The city doesn’t own these cab companies and does not have a say in how you run your day to day policy operations. I see court challenges ahead of that were to ever be entertained by the city. What’s going to happen is you’re going to have taxi companies fold and walk away if you over regulate. They don’t make enough money for that. Then instead of complaining about taxis, there will be less taxis to complain about. Taxi drivers might also just shut down and become an escort business instead….you pay them for their time, even if it means driving you somewhere…hence they are no longer a taxi cab!
Careful what you wish for. You should feel safe in a taxi and it is your choice to take a taxi. However there are also other alternatives like the bus, friends, walking, bikes, etc., if you really don’t feel that safe.

Up 44 Down 2

Sue Sez on Jan 10, 2022 at 3:31 pm

Surely a few blitz checks by taxi rides would help regulate taxi licenses. Yr after yr, 2017+, of reports- but no where to report problems ??

Up 67 Down 4

Observant on Jan 10, 2022 at 3:30 pm

I remember one day I was standing on Main Street and a group of families at the hotel needed to go to the airport. Taxi #1 pulls up first to pick up the families (I believe they were tourists) then taxi #2 comes along and claims taxi number #1 of “stealing his money” because he got to the family first. They both got out of their taxis to the point they are almost swinging at each other. Was super awkward for the families, obviously.

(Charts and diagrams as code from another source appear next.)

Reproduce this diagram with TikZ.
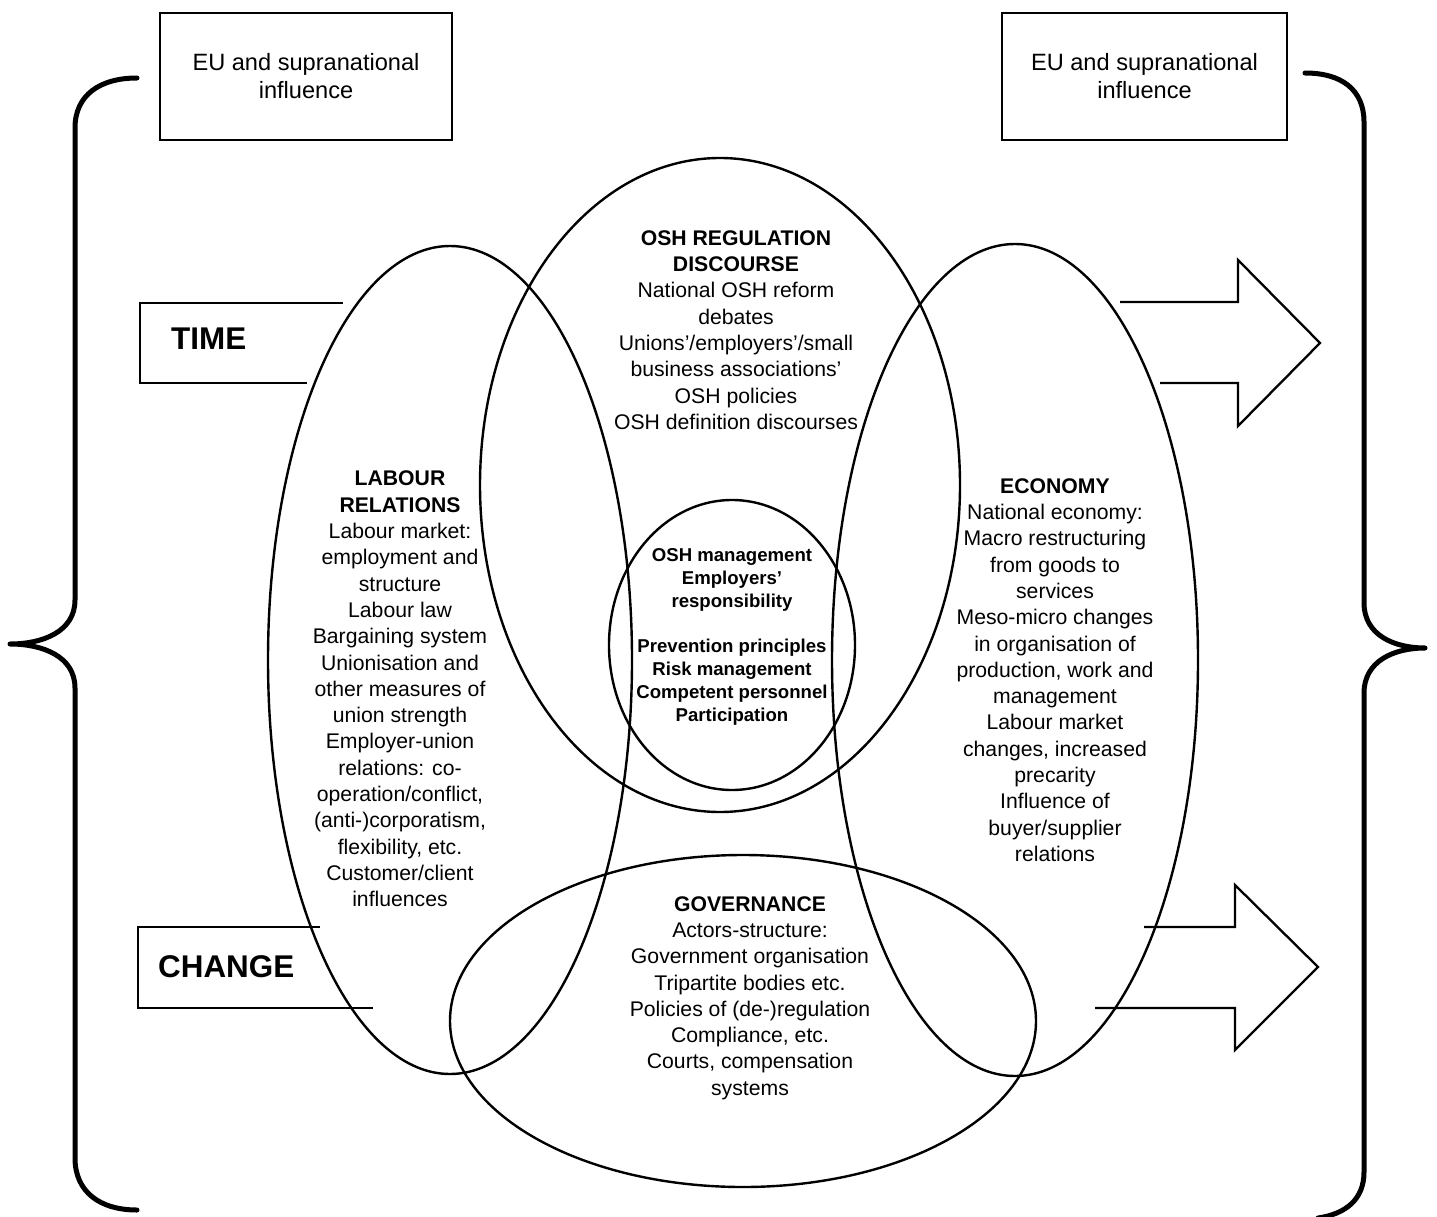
\documentclass[tikz,border=0pt]{standalone}
\usepackage{fontspec}
\setmainfont{Liberation Sans}
\usetikzlibrary{shapes.geometric}

\tikzset{
  field/.style={draw, ellipse, line width=2.4pt, inner sep=0pt},
  bracket/.style={line width=5pt, line cap=round, line join=round},
  blockarrow/.style={line width=2.3pt, line join=miter},
  eubox/.style={draw, line width=2.2pt, inner sep=0pt, align=center,
    font=\fontsize{23.6}{28}\selectfont},
  bodytext/.style={align=center, inner sep=0pt,
    font=\fontsize{21.2}{26.3}\selectfont},
  coretext/.style={align=center, inner sep=0pt,
    font=\bfseries\fontsize{18.6}{22.8}\selectfont},
  bigword/.style={inner sep=0pt, anchor=west,
    font=\bfseries\fontsize{31.4}{36}\selectfont}
}

\begin{document}
\begin{tikzpicture}[x=1pt, y=-1pt]
  \useasboundingbox (0,0) rectangle (1437,1217);

  % outer braces
  \draw[bracket] (137,78) .. controls (100,78) and (75,95) .. (75,128)
    -- (75,600) .. controls (75,632) and (42,644) .. (10,644)
    .. controls (42,644) and (75,656) .. (75,688)
    -- (75,1158) .. controls (75,1192) and (100,1210) .. (137,1210);
  \draw[bracket] (1305,73) .. controls (1342,73) and (1364,90) .. (1364,122)
    -- (1364,603) .. controls (1364,635) and (1394,648) .. (1425,648)
    .. controls (1394,648) and (1364,661) .. (1364,693)
    -- (1364,1172) .. controls (1364,1200) and (1345,1214) .. (1318,1218);

  % supranational boxes
  \node[eubox, minimum width=292pt, minimum height=127pt] (euL) at (306,76.5)
    {EU and supranational\\influence};
  \node[eubox, minimum width=285pt, minimum height=127pt] (euR) at (1144.5,76.5)
    {EU and supranational\\influence};

  % TIME block arrow (tail and head pieces)
  \draw[blockarrow] (343,303) -- (140,303) -- (140,383) -- (307,383);
  \draw[blockarrow] (1120,302) -- (1238,302) -- (1238,260) -- (1320,343)
    -- (1238,426) -- (1238,383) -- (1160,383);
  \node[bigword] (time) at (171,339) {TIME};

  % CHANGE block arrow (tail and head pieces)
  \draw[blockarrow] (320,927) -- (138,927) -- (138,1008) -- (373,1008);
  \draw[blockarrow] (1144,927) -- (1235,927) -- (1235,885) -- (1318,967)
    -- (1235,1050) -- (1235,1008) -- (1095,1008);
  \node[bigword] (change) at (158,967) {CHANGE};

  % the five fields
  \node[field, minimum width=364pt, minimum height=828pt] (labour) at (450,660) {};
  \node[field, minimum width=480pt, minimum height=654pt] (osh) at (720,485) {};
  \node[field, minimum width=366pt, minimum height=832pt] (economy) at (1015,660) {};
  \node[field, minimum width=586pt, minimum height=332pt] (governance) at (743,1021) {};
  \node[field, minimum width=246pt, minimum height=290pt] (core) at (732,645) {};

  % field texts
  \node[bodytext] (oshtext) at (736,330) {\textbf{OSH REGULATION}\\\textbf{DISCOURSE}\\
    National OSH reform\\debates\\Unions’/employers’/small\\business associations’\\
    OSH policies\\OSH definition discourses};
  \node[bodytext] (labourtext) at (400,689) {\textbf{LABOUR}\\\textbf{RELATIONS}\\
    Labour market:\\employment and\\structure\\Labour law\\Bargaining system\\
    Unionisation and\\other measures of\\union strength\\Employer-union\\
    relations: co-\\operation/conflict,\\(anti-)corporatism,\\flexibility, etc.\\
    Customer/client\\influences};
  \node[bodytext] (economytext) at (1055,670) {\textbf{ECONOMY}\\National economy:\\
    Macro restructuring\\from goods to\\services\\Meso-micro changes\\
    in organisation of\\production, work and\\management\\Labour market\\
    changes, increased\\precarity\\Influence of\\buyer/supplier\\relations};
  \node[bodytext] (governancetext) at (750,998) {\textbf{GOVERNANCE}\\Actors-structure:\\
    Government organisation\\Tripartite bodies etc.\\Policies of (de-)regulation\\
    Compliance, etc.\\Courts, compensation\\systems};
  \node[coretext] (coretxt) at (732,637) {OSH management\\Employers’\\responsibility\\[22.8pt]
    Prevention principles\\Risk management\\Competent personnel\\Participation};
\end{tikzpicture}
\end{document}
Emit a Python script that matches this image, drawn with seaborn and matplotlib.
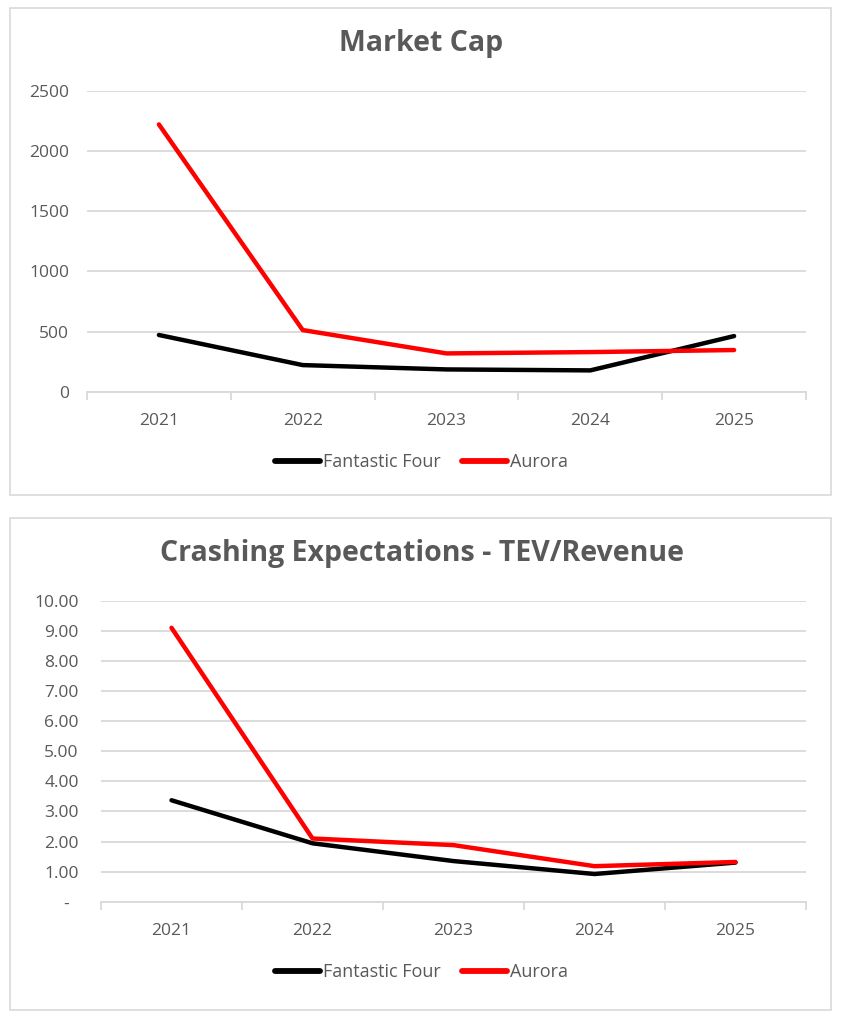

The locals know the taxis here are bad news. Stop supporting these companies.

Up 74 Down 8

COW at its finest on Jan 10, 2022 at 3:10 pm

We’re STILL having this conversation and the City STILL has done nothing? Gross. Good for you for continuing to bring this into the light. A shame that we’re still here though.

Up 79 Down 11

bonanzajoe on Jan 10, 2022 at 3:06 pm

I have a lot to say about the cabbies in Whitehorse, except it would be considered racist and some form of phobia and wouldn't be accepted by the WS. So, I have to remain silent.

Up 66 Down 5

Juniper Jackson on Jan 10, 2022 at 2:46 pm

All of the above, and the taxis stink. Do they ever get vacuumed and cleaned?